The wrench took some modifying so that it didn’t interfere with the rods.

Action shot!

I fashioned the pressure lines out of a length of braided clothesline that Anna was kind enough to thread over a piece of wire (she has a lot more patience than I do) and then painted silver, and a piece of aquarium tubing that I inserted a piece of green weedeater line into.  This looked pretty good until it was under a black light, then it looked amazing.  These were glued into the appropriate places underneath patches of craft foam.  I also painted some light weathering in various places, grease spots, etc.
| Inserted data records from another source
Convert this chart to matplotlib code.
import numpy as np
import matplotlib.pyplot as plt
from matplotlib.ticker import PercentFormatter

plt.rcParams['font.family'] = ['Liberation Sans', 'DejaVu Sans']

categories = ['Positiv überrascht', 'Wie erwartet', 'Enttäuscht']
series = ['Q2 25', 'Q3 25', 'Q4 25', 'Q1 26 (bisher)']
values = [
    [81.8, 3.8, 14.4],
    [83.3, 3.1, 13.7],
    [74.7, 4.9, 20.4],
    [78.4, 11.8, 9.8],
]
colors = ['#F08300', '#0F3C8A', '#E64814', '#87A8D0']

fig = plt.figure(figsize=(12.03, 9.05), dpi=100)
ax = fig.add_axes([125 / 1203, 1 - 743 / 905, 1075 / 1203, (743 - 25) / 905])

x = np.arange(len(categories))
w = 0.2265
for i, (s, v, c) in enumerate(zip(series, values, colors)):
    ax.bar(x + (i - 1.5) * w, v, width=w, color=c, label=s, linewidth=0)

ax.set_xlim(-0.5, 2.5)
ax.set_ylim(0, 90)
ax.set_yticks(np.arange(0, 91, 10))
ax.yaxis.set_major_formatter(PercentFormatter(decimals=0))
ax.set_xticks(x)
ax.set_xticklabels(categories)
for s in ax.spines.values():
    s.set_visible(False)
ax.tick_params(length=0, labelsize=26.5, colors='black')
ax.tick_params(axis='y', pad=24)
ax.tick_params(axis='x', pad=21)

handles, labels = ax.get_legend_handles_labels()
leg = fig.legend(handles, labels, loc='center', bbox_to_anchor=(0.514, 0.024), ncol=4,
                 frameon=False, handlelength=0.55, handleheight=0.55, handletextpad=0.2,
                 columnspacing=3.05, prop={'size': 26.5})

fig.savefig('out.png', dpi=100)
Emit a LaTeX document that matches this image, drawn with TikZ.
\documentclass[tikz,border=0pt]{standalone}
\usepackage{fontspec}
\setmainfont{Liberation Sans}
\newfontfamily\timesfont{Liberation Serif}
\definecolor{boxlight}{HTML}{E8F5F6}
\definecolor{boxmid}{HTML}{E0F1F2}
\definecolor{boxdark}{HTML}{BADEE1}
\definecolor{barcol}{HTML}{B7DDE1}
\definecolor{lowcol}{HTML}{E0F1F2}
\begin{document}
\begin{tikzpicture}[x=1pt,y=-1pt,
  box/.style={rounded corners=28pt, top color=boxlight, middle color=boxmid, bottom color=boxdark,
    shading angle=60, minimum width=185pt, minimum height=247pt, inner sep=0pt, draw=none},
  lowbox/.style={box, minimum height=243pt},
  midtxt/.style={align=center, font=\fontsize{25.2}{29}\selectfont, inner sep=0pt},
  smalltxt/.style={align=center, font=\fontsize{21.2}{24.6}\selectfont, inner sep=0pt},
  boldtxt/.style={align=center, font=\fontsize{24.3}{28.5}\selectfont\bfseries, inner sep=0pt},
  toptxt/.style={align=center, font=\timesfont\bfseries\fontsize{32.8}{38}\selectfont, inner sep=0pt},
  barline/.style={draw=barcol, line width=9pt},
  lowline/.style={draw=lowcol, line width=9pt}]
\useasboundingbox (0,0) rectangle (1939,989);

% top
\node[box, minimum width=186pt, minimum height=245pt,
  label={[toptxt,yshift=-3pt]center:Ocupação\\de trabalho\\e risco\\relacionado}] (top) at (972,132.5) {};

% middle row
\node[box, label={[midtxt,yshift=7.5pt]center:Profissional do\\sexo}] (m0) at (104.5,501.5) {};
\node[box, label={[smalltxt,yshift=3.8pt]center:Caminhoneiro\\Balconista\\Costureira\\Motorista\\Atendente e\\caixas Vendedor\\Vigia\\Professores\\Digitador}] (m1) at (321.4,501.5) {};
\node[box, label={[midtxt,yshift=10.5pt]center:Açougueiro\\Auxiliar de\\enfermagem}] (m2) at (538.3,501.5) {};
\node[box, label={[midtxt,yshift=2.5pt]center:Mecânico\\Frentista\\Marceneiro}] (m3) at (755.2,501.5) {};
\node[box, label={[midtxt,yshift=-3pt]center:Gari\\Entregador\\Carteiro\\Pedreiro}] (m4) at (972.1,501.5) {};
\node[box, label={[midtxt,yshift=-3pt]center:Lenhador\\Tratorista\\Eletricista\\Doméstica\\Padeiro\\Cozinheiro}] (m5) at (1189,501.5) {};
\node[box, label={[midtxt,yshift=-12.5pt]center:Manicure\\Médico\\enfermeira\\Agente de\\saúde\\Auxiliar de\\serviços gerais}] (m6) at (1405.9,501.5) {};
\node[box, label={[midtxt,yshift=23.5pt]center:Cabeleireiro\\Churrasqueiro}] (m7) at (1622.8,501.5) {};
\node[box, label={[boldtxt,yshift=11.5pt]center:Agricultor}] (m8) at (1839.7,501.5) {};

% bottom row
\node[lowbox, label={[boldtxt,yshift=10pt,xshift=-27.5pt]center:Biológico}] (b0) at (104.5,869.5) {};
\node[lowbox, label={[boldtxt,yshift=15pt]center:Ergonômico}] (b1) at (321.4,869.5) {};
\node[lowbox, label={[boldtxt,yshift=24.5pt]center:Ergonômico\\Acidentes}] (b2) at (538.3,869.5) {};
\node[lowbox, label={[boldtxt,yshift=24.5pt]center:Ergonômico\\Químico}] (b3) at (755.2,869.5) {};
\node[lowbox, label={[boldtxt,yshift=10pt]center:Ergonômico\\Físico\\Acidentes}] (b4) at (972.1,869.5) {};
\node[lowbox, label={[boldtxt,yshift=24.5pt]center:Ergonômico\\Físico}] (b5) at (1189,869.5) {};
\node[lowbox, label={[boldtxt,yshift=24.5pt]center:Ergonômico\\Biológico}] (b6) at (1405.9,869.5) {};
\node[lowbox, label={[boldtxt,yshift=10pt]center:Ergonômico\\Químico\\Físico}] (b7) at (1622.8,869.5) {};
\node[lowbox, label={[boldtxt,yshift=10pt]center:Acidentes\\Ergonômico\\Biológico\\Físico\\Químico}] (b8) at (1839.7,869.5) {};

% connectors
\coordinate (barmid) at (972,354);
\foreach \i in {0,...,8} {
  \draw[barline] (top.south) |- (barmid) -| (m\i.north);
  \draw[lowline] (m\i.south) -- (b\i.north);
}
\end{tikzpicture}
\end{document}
We then fashioned the harness out of a few belts from Goodwill.  It’s basically a strap that goes up the front of her arm and crosses over her shoulder to her back, and fastens to a belt she wears right under, ah, right at the top of her waist.  The other strap goes up the back of her arm, over her shoulder to the front, and attaches to the same belt at her right side.  Once we got everything situated we marked where they crossed (at the shoulder, the right side in front, and the right side in back) and fastened them with rapid rivets.  The “pressure lines” where then lashed together with some fine wire in a few places, and then attached to the back strap all the way up to her shoulder.  If we decide to do a full-on Furiosa costume, we’ll add the shoulder pad and stuff at a later date.

So anyway, here’s how the costumes turned out… I’m pretty stoked at how great it all came together, and we won a couple of costume contests, which is super exciting :D

I’m also happy to report that it was functional, which is very important when it comes to an adult Halloween costume.